EXERCISE AIM:
Please write the listing below out again exactly, leaving every picture behind.
***** COLLECTED DATA
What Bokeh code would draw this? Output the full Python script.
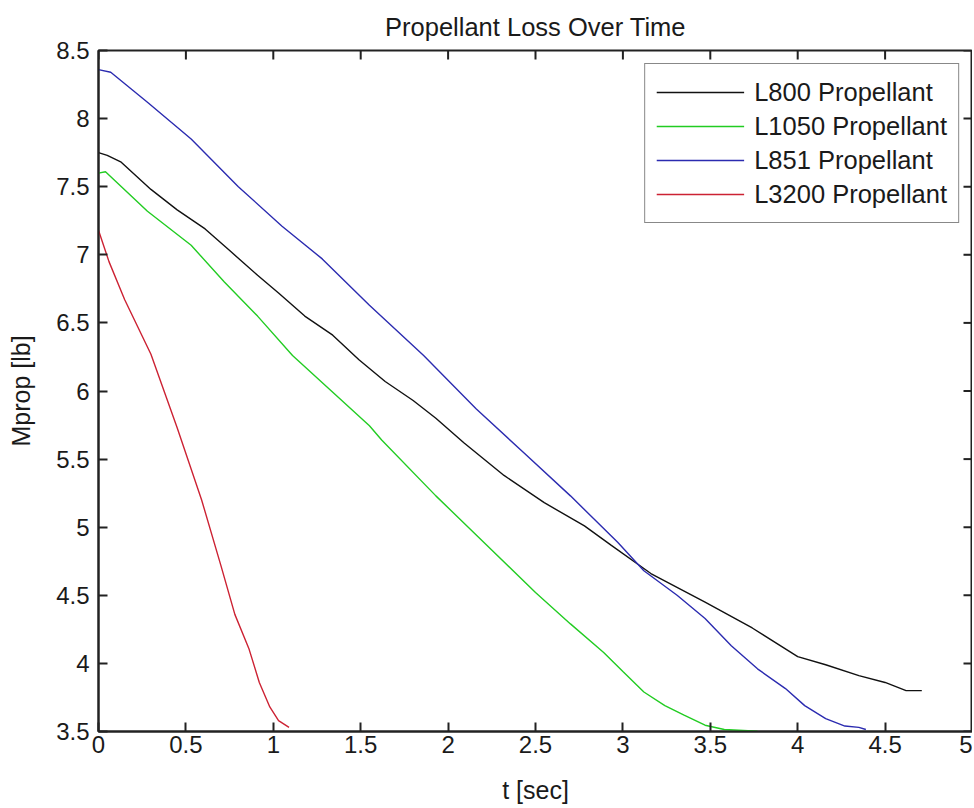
import math
from bokeh.plotting import figure
from bokeh.models import FixedTicker, Legend, LegendItem, Range1d
from bokeh.embed import file_html
from bokeh.resources import INLINE

# ---------------- data ----------------
title_text = "Propellant Loss Over Time"
x_label = "t [sec]"
y_label = "Mprop [lb]"

x_ticks = [0, 0.5, 1, 1.5, 2, 2.5, 3, 3.5, 4, 4.5, 5]
x_tick_labels = ["0", "0.5", "1", "1.5", "2", "2.5", "3", "3.5", "4", "4.5", "5"]
y_ticks = [3.5, 4, 4.5, 5, 5.5, 6, 6.5, 7, 7.5, 8, 8.5]
y_tick_labels = ["3.5", "4", "4.5", "5", "5.5", "6", "6.5", "7", "7.5", "8", "8.5"]

series_names = ["L800 Propellant", "L1050 Propellant", "L851 Propellant", "L3200 Propellant"]

l800_t = [0, 0.05, 0.13, 0.30, 0.45, 0.61, 0.76, 0.91, 1.03, 1.18, 1.34, 1.49, 1.64,
          1.80, 1.93, 2.09, 2.32, 2.55, 2.78, 2.93, 3.16, 3.47, 3.74, 4.00, 4.16,
          4.35, 4.50, 4.62, 4.71]
l800_m = [7.75, 7.73, 7.68, 7.48, 7.33, 7.19, 7.02, 6.85, 6.72, 6.55, 6.41, 6.23, 6.07,
          5.93, 5.80, 5.62, 5.38, 5.18, 5.01, 4.87, 4.66, 4.45, 4.26, 4.05, 3.99,
          3.91, 3.86, 3.80, 3.80]

l1050_t = [0, 0.04, 0.28, 0.53, 0.72, 0.91, 1.11, 1.55, 1.62, 1.93, 2.22, 2.50, 2.70,
           2.89, 3.00, 3.12, 3.24, 3.35, 3.47, 3.58, 3.77]
l1050_m = [7.60, 7.61, 7.32, 7.07, 6.80, 6.55, 6.26, 5.745, 5.64, 5.23, 4.87, 4.52, 4.29,
           4.08, 3.94, 3.79, 3.69, 3.62, 3.546, 3.515, 3.502]

l851_t = [0, 0.07, 0.28, 0.53, 0.80, 1.05, 1.28, 1.55, 1.86, 2.16, 2.43, 2.70, 2.97,
          3.12, 3.31, 3.47, 3.62, 3.77, 3.93, 4.04, 4.16, 4.27, 4.35, 4.39]
l851_m = [8.36, 8.34, 8.12, 7.85, 7.50, 7.21, 6.97, 6.63, 6.26, 5.87, 5.55, 5.23, 4.89,
          4.68, 4.50, 4.33, 4.13, 3.96, 3.815, 3.69, 3.595, 3.54, 3.53, 3.515]

l3200_t = [0, 0.06, 0.15, 0.30, 0.45, 0.59, 0.70, 0.78, 0.86, 0.92, 0.98, 1.03, 1.09]
l3200_m = [7.18, 6.95, 6.67, 6.27, 5.73, 5.20, 4.72, 4.36, 4.11, 3.86, 3.68, 3.58, 3.53]

series_colors = ["#111111", "#22cc22", "#2b2bb0", "#cc2233"]

# ---------------- figure ----------------
FONT = "Liberation Sans"
TXT = "#1a1a1a"
AX = "#222222"

p = figure(width=972, height=806,
           min_border_left=98, min_border_right=0, min_border_top=50, min_border_bottom=72,
           x_range=Range1d(x_ticks[0], x_ticks[-1]), y_range=Range1d(y_ticks[0], y_ticks[-1]),
           output_backend="svg", toolbar_location=None,
           background_fill_color="white", border_fill_color="white")

p.title.text = title_text
p.title.align = "center"
p.title.text_font = FONT
p.title.text_font_size = "25.5px"
p.title.text_font_style = "normal"
p.title.text_line_height = 1.0
p.title.text_color = TXT
p.title.standoff = 20

p.xgrid.visible = False
p.ygrid.visible = False
p.outline_line_color = AX
p.outline_line_width = 2
p.outline_line_alpha = 1.0


def style_axis(ax, ticks, labels):
    ax.ticker = FixedTicker(ticks=ticks)
    ax.major_label_overrides = {t: l for t, l in zip(ticks, labels)}
    ax.major_tick_in = 9
    ax.major_tick_out = 0
    ax.major_tick_line_width = 2
    ax.major_tick_line_color = AX
    ax.minor_tick_line_color = None
    ax.axis_line_width = 2
    ax.axis_line_color = AX
    ax.major_label_text_font = FONT
    ax.major_label_text_color = TXT
    ax.major_label_text_font_size = "24px"
    ax.axis_label_text_font = FONT
    ax.axis_label_text_color = TXT
    ax.axis_label_text_font_style = "normal"
    ax.axis_label_text_font_size = "25px"


style_axis(p.xaxis[0], x_ticks, x_tick_labels)
style_axis(p.yaxis[0], y_ticks, y_tick_labels)
p.xaxis[0].axis_label = x_label
p.yaxis[0].axis_label = y_label
p.xaxis[0].major_label_standoff = 4
p.xaxis[0].axis_label_standoff = 20
p.yaxis[0].major_label_standoff = 9
p.yaxis[0].axis_label_standoff = 18

# inward tick marks on the top and right edges of the box
p.ray(x=x_ticks, y=[y_ticks[-1]] * len(x_ticks), length=9, angle=-math.pi / 2,
      length_units="screen", line_color=AX, line_width=2)
p.ray(x=[x_ticks[-1]] * len(y_ticks), y=y_ticks, length=9, angle=math.pi,
      length_units="screen", line_color=AX, line_width=2)

series_t = [l800_t, l1050_t, l851_t, l3200_t]
series_m = [l800_m, l1050_m, l851_m, l3200_m]
items = []
for name, t, m, c in zip(series_names, series_t, series_m, series_colors):
    r = p.line(t, m, line_color=c, line_width=1.4)
    items.append(LegendItem(label=name, renderers=[r]))

legend = Legend(items=items, location="top_right", margin=13,
                padding=11, spacing=0, label_height=34, glyph_height=34, glyph_width=88,
                label_standoff=10, label_text_font=FONT, label_text_font_size="25.5px",
                label_text_color=TXT, border_line_color="#111111", border_line_width=1.5,
                background_fill_color="white", background_fill_alpha=1.0)
p.add_layout(legend)

open("out.html", "w").write(file_html(p, INLINE))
**********
CORRECT OUTPUT:
What Bokeh code would draw this? Output the full Python script.
import math
from bokeh.plotting import figure
from bokeh.models import FixedTicker, Legend, LegendItem, Range1d
from bokeh.embed import file_html
from bokeh.resources import INLINE

# ---------------- data ----------------
title_text = "Propellant Loss Over Time"
x_label = "t [sec]"
y_label = "Mprop [lb]"

x_ticks = [0, 0.5, 1, 1.5, 2, 2.5, 3, 3.5, 4, 4.5, 5]
x_tick_labels = ["0", "0.5", "1", "1.5", "2", "2.5", "3", "3.5", "4", "4.5", "5"]
y_ticks = [3.5, 4, 4.5, 5, 5.5, 6, 6.5, 7, 7.5, 8, 8.5]
y_tick_labels = ["3.5", "4", "4.5", "5", "5.5", "6", "6.5", "7", "7.5", "8", "8.5"]

series_names = ["L800 Propellant", "L1050 Propellant", "L851 Propellant", "L3200 Propellant"]

l800_t = [0, 0.05, 0.13, 0.30, 0.45, 0.61, 0.76, 0.91, 1.03, 1.18, 1.34, 1.49, 1.64,
          1.80, 1.93, 2.09, 2.32, 2.55, 2.78, 2.93, 3.16, 3.47, 3.74, 4.00, 4.16,
          4.35, 4.50, 4.62, 4.71]
l800_m = [7.75, 7.73, 7.68, 7.48, 7.33, 7.19, 7.02, 6.85, 6.72, 6.55, 6.41, 6.23, 6.07,
          5.93, 5.80, 5.62, 5.38, 5.18, 5.01, 4.87, 4.66, 4.45, 4.26, 4.05, 3.99,
          3.91, 3.86, 3.80, 3.80]

l1050_t = [0, 0.04, 0.28, 0.53, 0.72, 0.91, 1.11, 1.55, 1.62, 1.93, 2.22, 2.50, 2.70,
           2.89, 3.00, 3.12, 3.24, 3.35, 3.47, 3.58, 3.77]
l1050_m = [7.60, 7.61, 7.32, 7.07, 6.80, 6.55, 6.26, 5.745, 5.64, 5.23, 4.87, 4.52, 4.29,
           4.08, 3.94, 3.79, 3.69, 3.62, 3.546, 3.515, 3.502]

l851_t = [0, 0.07, 0.28, 0.53, 0.80, 1.05, 1.28, 1.55, 1.86, 2.16, 2.43, 2.70, 2.97,
          3.12, 3.31, 3.47, 3.62, 3.77, 3.93, 4.04, 4.16, 4.27, 4.35, 4.39]
l851_m = [8.36, 8.34, 8.12, 7.85, 7.50, 7.21, 6.97, 6.63, 6.26, 5.87, 5.55, 5.23, 4.89,
          4.68, 4.50, 4.33, 4.13, 3.96, 3.815, 3.69, 3.595, 3.54, 3.53, 3.515]

l3200_t = [0, 0.06, 0.15, 0.30, 0.45, 0.59, 0.70, 0.78, 0.86, 0.92, 0.98, 1.03, 1.09]
l3200_m = [7.18, 6.95, 6.67, 6.27, 5.73, 5.20, 4.72, 4.36, 4.11, 3.86, 3.68, 3.58, 3.53]

series_colors = ["#111111", "#22cc22", "#2b2bb0", "#cc2233"]

# ---------------- figure ----------------
FONT = "Liberation Sans"
TXT = "#1a1a1a"
AX = "#222222"

p = figure(width=972, height=806,
           min_border_left=98, min_border_right=0, min_border_top=50, min_border_bottom=72,
           x_range=Range1d(x_ticks[0], x_ticks[-1]), y_range=Range1d(y_ticks[0], y_ticks[-1]),
           output_backend="svg", toolbar_location=None,
           background_fill_color="white", border_fill_color="white")

p.title.text = title_text
p.title.align = "center"
p.title.text_font = FONT
p.title.text_font_size = "25.5px"
p.title.text_font_style = "normal"
p.title.text_line_height = 1.0
p.title.text_color = TXT
p.title.standoff = 20

p.xgrid.visible = False
p.ygrid.visible = False
p.outline_line_color = AX
p.outline_line_width = 2
p.outline_line_alpha = 1.0


def style_axis(ax, ticks, labels):
    ax.ticker = FixedTicker(ticks=ticks)
    ax.major_label_overrides = {t: l for t, l in zip(ticks, labels)}
    ax.major_tick_in = 9
    ax.major_tick_out = 0
    ax.major_tick_line_width = 2
    ax.major_tick_line_color = AX
    ax.minor_tick_line_color = None
    ax.axis_line_width = 2
    ax.axis_line_color = AX
    ax.major_label_text_font = FONT
    ax.major_label_text_color = TXT
    ax.major_label_text_font_size = "24px"
    ax.axis_label_text_font = FONT
    ax.axis_label_text_color = TXT
    ax.axis_label_text_font_style = "normal"
    ax.axis_label_text_font_size = "25px"


style_axis(p.xaxis[0], x_ticks, x_tick_labels)
style_axis(p.yaxis[0], y_ticks, y_tick_labels)
p.xaxis[0].axis_label = x_label
p.yaxis[0].axis_label = y_label
p.xaxis[0].major_label_standoff = 4
p.xaxis[0].axis_label_standoff = 20
p.yaxis[0].major_label_standoff = 9
p.yaxis[0].axis_label_standoff = 18

# inward tick marks on the top and right edges of the box
p.ray(x=x_ticks, y=[y_ticks[-1]] * len(x_ticks), length=9, angle=-math.pi / 2,
      length_units="screen", line_color=AX, line_width=2)
p.ray(x=[x_ticks[-1]] * len(y_ticks), y=y_ticks, length=9, angle=math.pi,
      length_units="screen", line_color=AX, line_width=2)

series_t = [l800_t, l1050_t, l851_t, l3200_t]
series_m = [l800_m, l1050_m, l851_m, l3200_m]
items = []
for name, t, m, c in zip(series_names, series_t, series_m, series_colors):
    r = p.line(t, m, line_color=c, line_width=1.4)
    items.append(LegendItem(label=name, renderers=[r]))

legend = Legend(items=items, location="top_right", margin=13,
                padding=11, spacing=0, label_height=34, glyph_height=34, glyph_width=88,
                label_standoff=10, label_text_font=FONT, label_text_font_size="25.5px",
                label_text_color=TXT, border_line_color="#111111", border_line_width=1.5,
                background_fill_color="white", background_fill_alpha=1.0)
p.add_layout(legend)

open("out.html", "w").write(file_html(p, INLINE))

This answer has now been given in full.